Task description: Copy out each line that mentions the word "diagram".

(Entries with chart source code)
(begin)

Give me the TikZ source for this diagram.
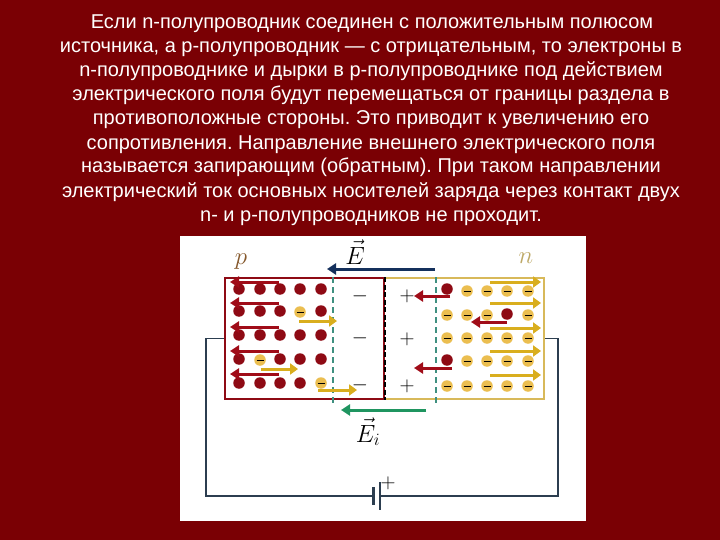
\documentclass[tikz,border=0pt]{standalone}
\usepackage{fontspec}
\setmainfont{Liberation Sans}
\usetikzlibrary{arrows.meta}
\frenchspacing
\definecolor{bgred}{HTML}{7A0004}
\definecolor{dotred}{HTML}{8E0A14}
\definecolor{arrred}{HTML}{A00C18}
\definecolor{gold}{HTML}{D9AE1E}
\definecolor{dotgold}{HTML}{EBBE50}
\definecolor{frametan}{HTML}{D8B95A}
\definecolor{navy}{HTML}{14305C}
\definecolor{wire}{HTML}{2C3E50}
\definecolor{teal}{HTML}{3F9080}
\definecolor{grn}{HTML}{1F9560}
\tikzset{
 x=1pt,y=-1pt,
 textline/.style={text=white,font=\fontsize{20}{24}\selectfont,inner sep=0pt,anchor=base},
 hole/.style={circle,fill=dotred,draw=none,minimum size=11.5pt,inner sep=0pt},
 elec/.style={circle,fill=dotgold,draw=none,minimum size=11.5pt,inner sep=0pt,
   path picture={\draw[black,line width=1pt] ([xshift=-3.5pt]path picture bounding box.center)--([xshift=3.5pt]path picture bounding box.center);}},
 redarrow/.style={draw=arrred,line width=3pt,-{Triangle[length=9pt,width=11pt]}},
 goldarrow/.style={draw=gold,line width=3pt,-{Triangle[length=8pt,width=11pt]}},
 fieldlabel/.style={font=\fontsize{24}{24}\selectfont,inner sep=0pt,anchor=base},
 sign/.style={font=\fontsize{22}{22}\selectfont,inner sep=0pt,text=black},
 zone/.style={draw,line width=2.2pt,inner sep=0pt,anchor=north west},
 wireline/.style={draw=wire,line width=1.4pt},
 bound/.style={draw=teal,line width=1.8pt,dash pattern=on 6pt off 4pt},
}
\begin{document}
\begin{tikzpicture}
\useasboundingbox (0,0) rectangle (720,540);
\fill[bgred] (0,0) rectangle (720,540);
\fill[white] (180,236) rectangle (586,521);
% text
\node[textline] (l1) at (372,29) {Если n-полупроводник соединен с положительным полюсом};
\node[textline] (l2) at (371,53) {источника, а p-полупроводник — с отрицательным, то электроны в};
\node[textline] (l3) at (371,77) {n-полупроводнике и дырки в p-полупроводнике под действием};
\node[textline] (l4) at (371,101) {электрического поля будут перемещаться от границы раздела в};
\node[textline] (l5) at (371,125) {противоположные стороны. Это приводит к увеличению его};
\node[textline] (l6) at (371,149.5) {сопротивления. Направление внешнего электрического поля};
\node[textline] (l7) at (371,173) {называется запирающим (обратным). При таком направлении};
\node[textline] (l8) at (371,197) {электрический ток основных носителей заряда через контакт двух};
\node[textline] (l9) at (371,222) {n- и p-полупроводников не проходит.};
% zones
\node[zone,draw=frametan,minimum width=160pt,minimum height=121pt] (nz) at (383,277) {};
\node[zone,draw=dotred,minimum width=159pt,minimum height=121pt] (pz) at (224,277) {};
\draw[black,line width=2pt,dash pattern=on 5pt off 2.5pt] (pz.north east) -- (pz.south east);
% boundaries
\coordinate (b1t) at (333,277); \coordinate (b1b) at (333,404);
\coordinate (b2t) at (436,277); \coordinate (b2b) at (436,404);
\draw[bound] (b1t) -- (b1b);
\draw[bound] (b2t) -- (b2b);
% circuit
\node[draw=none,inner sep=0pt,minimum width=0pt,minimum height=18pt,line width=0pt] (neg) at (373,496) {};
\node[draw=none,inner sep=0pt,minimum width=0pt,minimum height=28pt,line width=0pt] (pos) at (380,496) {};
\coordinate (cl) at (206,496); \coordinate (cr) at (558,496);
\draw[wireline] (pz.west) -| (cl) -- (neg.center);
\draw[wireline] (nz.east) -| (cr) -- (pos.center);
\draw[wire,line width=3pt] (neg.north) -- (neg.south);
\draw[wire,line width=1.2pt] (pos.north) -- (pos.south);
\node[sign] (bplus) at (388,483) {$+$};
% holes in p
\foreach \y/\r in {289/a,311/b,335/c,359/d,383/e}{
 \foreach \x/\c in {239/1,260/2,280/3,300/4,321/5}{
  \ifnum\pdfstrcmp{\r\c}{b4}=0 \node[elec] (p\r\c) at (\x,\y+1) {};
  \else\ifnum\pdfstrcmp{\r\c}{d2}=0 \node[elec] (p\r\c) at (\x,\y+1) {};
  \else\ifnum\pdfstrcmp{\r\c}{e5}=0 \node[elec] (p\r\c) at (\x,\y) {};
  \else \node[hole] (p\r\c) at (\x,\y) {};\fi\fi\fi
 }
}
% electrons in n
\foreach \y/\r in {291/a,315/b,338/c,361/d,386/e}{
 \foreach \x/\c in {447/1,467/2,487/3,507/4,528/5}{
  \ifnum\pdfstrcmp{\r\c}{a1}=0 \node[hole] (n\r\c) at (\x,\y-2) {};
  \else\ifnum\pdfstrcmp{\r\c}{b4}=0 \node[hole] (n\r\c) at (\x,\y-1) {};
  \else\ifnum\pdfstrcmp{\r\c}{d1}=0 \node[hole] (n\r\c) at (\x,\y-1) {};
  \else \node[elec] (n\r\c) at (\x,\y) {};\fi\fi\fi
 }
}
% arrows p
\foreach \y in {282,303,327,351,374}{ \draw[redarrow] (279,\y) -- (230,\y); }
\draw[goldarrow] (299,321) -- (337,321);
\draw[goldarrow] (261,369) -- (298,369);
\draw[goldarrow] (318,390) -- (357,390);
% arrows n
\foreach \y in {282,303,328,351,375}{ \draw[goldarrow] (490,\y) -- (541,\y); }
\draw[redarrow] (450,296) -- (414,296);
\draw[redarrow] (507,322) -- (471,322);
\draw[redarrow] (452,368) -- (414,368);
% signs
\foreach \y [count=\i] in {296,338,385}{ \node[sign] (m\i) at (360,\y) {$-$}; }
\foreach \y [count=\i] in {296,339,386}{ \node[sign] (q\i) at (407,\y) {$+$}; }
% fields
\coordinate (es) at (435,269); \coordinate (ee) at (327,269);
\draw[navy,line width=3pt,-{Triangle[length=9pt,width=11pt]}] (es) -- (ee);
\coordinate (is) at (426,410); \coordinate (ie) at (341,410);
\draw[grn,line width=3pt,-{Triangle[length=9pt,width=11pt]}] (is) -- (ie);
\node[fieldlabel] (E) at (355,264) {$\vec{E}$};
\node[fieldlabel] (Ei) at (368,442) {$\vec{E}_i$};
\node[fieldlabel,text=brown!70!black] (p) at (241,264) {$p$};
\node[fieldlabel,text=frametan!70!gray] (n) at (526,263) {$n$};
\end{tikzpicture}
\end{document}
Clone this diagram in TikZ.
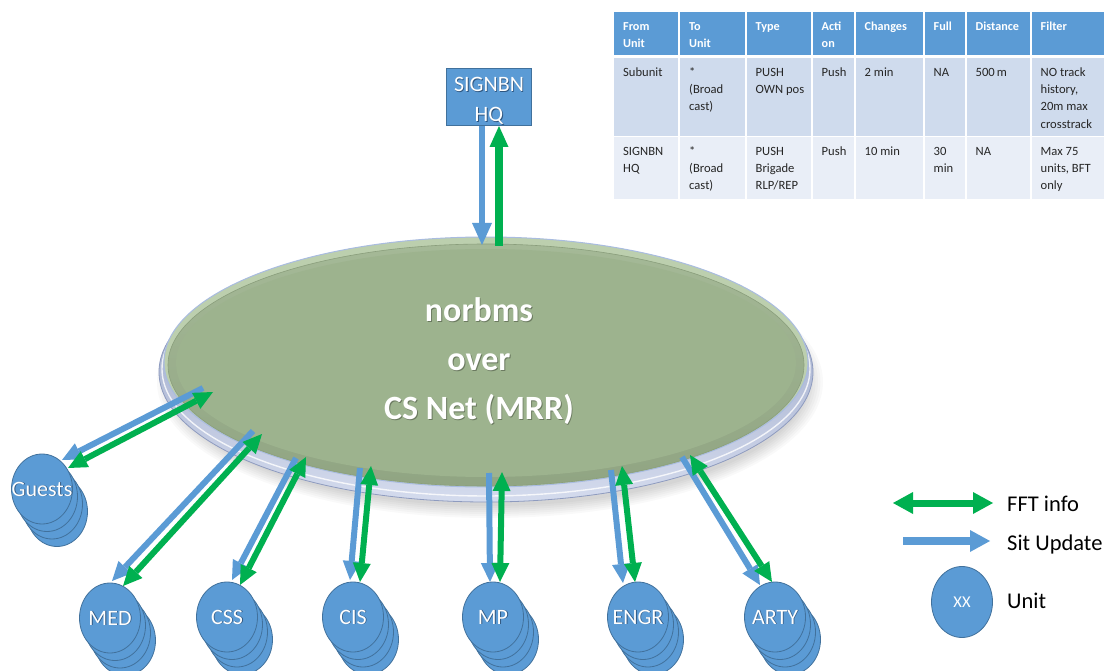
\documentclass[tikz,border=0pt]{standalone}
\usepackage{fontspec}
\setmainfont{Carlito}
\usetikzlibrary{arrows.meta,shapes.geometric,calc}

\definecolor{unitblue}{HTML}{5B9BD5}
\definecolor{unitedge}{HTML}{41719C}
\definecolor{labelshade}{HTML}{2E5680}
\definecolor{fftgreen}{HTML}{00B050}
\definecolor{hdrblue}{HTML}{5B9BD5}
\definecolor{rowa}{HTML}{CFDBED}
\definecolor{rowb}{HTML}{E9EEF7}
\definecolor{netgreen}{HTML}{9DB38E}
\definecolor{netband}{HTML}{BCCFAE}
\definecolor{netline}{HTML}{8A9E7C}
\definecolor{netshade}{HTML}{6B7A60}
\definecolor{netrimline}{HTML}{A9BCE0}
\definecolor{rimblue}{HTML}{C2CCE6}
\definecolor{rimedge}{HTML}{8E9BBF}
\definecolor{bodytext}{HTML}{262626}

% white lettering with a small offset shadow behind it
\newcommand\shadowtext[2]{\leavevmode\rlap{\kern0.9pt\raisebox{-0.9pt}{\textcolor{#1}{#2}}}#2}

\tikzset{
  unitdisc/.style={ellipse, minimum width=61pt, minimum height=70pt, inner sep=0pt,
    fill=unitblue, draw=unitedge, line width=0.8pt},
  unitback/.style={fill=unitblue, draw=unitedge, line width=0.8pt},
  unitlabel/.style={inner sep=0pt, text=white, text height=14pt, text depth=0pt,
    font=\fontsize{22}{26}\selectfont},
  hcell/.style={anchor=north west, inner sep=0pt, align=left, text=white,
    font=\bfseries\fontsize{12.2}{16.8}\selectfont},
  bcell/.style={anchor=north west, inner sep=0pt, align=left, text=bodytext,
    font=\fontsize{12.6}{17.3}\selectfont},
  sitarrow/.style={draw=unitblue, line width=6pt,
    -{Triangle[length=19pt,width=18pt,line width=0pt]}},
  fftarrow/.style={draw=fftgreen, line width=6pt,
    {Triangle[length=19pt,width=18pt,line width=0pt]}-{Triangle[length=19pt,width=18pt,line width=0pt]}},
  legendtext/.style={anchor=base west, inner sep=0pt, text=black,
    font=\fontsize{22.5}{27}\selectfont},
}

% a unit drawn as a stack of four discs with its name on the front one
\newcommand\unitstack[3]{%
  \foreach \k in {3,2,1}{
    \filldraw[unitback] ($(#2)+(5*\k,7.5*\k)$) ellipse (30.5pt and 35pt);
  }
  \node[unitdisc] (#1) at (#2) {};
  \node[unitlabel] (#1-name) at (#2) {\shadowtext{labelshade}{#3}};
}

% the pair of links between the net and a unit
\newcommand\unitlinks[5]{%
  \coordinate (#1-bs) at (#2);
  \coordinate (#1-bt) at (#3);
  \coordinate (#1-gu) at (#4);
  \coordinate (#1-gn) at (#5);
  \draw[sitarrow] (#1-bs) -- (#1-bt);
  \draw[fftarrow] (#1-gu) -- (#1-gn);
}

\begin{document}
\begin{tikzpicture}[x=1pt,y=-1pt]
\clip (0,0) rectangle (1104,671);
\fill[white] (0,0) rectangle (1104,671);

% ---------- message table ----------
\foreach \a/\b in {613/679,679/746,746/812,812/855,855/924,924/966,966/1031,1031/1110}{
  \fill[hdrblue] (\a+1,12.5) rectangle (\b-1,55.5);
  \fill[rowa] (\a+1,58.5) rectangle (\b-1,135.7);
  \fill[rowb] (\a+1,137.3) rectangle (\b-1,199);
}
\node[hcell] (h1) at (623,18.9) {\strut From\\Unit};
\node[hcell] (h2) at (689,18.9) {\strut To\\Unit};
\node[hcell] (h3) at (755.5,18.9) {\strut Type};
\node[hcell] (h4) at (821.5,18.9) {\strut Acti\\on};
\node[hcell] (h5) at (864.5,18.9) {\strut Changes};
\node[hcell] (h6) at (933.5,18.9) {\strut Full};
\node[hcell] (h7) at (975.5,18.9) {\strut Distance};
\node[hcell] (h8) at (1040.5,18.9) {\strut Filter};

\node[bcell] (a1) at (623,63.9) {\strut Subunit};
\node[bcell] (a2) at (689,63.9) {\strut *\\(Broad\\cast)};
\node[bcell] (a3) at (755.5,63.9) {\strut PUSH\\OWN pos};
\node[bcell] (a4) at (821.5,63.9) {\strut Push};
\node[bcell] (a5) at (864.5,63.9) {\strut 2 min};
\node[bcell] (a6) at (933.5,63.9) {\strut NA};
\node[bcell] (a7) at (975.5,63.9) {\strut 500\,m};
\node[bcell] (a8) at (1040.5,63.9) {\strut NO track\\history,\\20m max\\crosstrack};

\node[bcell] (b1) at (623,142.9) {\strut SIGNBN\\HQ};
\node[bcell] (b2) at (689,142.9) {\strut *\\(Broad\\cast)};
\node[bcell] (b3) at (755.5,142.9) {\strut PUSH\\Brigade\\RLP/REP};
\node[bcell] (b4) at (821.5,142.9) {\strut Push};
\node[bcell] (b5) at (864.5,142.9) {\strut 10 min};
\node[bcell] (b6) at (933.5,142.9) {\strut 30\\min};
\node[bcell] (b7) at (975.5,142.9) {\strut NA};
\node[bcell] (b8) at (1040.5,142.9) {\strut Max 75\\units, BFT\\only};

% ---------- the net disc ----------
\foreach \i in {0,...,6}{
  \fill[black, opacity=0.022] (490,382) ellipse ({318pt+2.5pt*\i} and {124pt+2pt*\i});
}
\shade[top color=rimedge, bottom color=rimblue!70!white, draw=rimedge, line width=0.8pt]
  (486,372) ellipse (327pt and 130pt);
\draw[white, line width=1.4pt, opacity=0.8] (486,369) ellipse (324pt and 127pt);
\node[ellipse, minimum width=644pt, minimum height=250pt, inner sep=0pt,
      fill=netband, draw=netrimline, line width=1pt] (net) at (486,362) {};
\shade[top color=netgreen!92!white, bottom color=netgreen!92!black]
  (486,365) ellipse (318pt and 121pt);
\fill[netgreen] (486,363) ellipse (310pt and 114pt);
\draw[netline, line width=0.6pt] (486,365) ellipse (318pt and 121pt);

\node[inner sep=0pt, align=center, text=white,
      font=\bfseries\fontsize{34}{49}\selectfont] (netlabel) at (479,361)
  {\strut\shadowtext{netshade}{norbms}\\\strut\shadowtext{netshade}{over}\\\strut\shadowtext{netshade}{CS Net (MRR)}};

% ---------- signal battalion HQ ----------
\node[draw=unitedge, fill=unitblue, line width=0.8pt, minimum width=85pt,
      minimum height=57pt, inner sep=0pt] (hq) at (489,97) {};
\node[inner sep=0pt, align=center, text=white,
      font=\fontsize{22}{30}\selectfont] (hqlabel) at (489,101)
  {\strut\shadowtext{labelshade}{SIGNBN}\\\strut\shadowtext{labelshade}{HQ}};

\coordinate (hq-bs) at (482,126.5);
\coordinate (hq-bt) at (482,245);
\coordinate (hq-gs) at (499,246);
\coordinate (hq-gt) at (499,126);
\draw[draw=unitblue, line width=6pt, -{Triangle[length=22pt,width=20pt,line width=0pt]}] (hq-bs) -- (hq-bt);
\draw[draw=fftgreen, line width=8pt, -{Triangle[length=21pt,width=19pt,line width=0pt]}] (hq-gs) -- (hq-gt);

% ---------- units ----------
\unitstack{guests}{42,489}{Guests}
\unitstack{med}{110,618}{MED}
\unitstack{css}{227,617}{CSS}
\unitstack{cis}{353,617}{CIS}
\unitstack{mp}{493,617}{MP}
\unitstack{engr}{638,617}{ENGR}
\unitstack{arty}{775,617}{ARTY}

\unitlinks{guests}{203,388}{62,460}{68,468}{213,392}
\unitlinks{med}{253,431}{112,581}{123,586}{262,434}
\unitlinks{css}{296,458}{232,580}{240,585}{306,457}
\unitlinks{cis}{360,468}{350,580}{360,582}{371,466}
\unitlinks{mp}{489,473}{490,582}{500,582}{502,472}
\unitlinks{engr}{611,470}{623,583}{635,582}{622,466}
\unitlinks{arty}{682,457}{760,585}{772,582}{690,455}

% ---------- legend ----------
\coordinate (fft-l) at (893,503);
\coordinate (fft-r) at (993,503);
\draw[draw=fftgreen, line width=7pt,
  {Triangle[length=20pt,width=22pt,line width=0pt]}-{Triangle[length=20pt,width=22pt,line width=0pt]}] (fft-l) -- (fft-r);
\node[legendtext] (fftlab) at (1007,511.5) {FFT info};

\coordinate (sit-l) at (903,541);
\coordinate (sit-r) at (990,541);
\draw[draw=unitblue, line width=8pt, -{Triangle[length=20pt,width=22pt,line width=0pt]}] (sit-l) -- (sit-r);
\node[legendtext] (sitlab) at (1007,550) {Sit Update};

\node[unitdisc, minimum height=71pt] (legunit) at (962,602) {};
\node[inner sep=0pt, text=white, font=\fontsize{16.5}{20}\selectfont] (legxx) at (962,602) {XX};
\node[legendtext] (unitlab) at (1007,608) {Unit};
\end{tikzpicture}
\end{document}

(end)

Solution to this exercise:
Give me the TikZ source for this diagram.
Clone this diagram in TikZ.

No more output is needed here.